> Data records:
+ + + +

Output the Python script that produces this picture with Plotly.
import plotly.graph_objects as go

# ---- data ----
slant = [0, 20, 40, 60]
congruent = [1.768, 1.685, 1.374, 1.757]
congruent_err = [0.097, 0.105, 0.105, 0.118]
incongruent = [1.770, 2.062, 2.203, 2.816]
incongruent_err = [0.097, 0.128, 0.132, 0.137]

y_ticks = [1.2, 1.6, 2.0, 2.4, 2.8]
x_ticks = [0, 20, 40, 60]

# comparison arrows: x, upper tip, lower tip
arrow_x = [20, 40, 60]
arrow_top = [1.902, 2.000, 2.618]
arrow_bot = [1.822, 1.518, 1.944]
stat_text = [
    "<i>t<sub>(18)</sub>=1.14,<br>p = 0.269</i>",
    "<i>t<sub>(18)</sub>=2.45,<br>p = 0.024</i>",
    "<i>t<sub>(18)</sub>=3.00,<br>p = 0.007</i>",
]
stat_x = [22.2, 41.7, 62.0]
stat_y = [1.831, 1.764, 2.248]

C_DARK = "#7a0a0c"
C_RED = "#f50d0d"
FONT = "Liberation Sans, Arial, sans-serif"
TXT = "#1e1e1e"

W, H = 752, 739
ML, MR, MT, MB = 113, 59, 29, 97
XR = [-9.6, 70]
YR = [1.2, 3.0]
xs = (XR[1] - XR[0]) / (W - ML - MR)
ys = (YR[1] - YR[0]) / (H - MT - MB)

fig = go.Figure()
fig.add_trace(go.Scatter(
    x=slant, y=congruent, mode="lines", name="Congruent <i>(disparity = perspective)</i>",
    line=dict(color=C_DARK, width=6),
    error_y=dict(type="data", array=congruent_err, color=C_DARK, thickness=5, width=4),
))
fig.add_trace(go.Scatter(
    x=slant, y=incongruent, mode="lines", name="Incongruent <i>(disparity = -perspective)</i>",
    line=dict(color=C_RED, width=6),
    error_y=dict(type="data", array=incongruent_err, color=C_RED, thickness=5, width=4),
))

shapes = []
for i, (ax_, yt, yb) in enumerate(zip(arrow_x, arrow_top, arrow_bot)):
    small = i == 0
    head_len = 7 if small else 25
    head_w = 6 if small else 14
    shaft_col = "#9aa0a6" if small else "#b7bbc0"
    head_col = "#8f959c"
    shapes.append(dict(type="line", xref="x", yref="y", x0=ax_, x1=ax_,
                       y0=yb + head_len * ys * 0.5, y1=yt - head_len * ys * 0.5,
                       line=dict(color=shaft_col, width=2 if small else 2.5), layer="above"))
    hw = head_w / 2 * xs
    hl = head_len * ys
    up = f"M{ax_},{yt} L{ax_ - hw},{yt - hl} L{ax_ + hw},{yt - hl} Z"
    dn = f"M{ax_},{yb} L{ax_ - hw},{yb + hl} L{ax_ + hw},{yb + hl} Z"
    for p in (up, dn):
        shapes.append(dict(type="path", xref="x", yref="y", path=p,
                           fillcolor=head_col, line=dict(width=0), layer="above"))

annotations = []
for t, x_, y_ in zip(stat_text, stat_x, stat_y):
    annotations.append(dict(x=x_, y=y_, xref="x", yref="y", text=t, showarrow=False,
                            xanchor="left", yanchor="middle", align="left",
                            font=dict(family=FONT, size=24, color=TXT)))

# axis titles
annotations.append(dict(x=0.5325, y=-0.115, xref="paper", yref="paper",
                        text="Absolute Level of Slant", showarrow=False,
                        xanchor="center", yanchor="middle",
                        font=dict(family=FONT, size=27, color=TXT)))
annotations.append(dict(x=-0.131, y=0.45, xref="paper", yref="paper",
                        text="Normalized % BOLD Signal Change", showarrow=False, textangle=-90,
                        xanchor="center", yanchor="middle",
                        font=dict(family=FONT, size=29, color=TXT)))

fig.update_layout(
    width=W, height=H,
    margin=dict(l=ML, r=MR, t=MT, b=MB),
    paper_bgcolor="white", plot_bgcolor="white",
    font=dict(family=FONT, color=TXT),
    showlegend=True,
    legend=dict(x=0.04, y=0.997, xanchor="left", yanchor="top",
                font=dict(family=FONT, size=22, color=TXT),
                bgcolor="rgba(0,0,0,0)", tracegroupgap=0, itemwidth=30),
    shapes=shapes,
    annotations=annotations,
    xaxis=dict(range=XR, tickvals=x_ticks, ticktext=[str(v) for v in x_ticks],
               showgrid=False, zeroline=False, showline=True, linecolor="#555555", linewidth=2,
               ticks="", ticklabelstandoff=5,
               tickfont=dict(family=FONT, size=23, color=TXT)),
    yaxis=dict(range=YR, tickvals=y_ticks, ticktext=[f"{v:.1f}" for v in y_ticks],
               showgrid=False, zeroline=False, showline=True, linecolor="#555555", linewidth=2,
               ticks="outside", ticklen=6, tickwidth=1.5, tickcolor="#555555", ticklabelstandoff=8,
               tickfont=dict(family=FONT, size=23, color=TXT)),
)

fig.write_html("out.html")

+ + + +

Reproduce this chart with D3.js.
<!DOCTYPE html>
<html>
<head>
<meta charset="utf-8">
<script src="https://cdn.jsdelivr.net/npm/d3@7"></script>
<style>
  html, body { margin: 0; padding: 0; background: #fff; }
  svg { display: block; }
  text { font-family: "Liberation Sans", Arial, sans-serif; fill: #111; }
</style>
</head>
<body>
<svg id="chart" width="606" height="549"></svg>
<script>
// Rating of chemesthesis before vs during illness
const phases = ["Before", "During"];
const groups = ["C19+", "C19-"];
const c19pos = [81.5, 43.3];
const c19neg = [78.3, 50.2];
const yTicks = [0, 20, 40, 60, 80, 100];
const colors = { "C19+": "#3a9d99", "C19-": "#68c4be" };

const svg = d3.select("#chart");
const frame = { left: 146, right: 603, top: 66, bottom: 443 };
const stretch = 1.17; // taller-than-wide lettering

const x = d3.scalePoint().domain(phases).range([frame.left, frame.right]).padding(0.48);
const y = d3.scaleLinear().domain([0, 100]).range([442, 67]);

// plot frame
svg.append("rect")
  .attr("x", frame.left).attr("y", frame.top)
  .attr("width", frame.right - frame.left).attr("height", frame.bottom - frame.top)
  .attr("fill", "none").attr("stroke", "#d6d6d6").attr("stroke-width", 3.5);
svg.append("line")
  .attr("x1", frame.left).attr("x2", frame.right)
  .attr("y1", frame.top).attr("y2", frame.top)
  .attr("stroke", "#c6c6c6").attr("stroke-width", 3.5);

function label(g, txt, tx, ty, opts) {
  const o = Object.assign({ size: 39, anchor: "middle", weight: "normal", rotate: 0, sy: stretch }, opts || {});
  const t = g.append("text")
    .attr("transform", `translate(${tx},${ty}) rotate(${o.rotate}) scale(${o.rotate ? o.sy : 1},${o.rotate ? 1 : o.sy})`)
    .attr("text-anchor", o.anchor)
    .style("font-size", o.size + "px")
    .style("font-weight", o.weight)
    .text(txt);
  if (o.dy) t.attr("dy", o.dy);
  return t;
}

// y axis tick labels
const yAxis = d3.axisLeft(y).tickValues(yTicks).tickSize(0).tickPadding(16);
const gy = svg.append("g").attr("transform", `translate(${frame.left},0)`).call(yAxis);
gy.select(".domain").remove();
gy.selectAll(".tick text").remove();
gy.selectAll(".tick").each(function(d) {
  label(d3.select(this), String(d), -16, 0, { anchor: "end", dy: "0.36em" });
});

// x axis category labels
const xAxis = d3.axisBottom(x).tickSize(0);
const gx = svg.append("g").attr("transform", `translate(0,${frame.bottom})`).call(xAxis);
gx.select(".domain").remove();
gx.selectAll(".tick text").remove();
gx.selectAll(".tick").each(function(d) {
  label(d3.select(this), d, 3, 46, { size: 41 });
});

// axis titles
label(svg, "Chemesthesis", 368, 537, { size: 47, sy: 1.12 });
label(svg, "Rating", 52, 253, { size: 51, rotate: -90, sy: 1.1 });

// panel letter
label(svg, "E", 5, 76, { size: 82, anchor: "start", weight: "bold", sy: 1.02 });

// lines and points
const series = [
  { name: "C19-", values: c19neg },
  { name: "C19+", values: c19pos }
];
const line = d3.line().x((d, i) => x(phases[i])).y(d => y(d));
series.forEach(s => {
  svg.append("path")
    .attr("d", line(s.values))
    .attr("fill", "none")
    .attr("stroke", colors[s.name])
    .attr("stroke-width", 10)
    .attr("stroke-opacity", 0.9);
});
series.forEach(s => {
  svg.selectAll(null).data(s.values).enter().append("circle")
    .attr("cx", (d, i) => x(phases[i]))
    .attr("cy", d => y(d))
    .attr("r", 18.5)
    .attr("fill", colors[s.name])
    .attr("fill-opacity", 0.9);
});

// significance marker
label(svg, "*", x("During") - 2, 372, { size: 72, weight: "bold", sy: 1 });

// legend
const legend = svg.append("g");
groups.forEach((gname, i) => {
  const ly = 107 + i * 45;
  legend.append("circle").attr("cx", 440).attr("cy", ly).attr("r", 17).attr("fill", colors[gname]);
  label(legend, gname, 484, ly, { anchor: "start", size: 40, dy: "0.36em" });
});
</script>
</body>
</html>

+ + + +

> Exercise goal:
Beginning with the line that contains "Reproduce this chart with D3.js." and ending with the line that contains "const y = d3.scaleLinear().domain([0, 100]).range([442, 67]);", repeat exactly those lines and no others.

> Task result:
Reproduce this chart with D3.js.
<!DOCTYPE html>
<html>
<head>
<meta charset="utf-8">
<script src="https://cdn.jsdelivr.net/npm/d3@7"></script>
<style>
  html, body { margin: 0; padding: 0; background: #fff; }
  svg { display: block; }
  text { font-family: "Liberation Sans", Arial, sans-serif; fill: #111; }
</style>
</head>
<body>
<svg id="chart" width="606" height="549"></svg>
<script>
// Rating of chemesthesis before vs during illness
const phases = ["Before", "During"];
const groups = ["C19+", "C19-"];
const c19pos = [81.5, 43.3];
const c19neg = [78.3, 50.2];
const yTicks = [0, 20, 40, 60, 80, 100];
const colors = { "C19+": "#3a9d99", "C19-": "#68c4be" };

const svg = d3.select("#chart");
const frame = { left: 146, right: 603, top: 66, bottom: 443 };
const stretch = 1.17; // taller-than-wide lettering

const x = d3.scalePoint().domain(phases).range([frame.left, frame.right]).padding(0.48);
const y = d3.scaleLinear().domain([0, 100]).range([442, 67]);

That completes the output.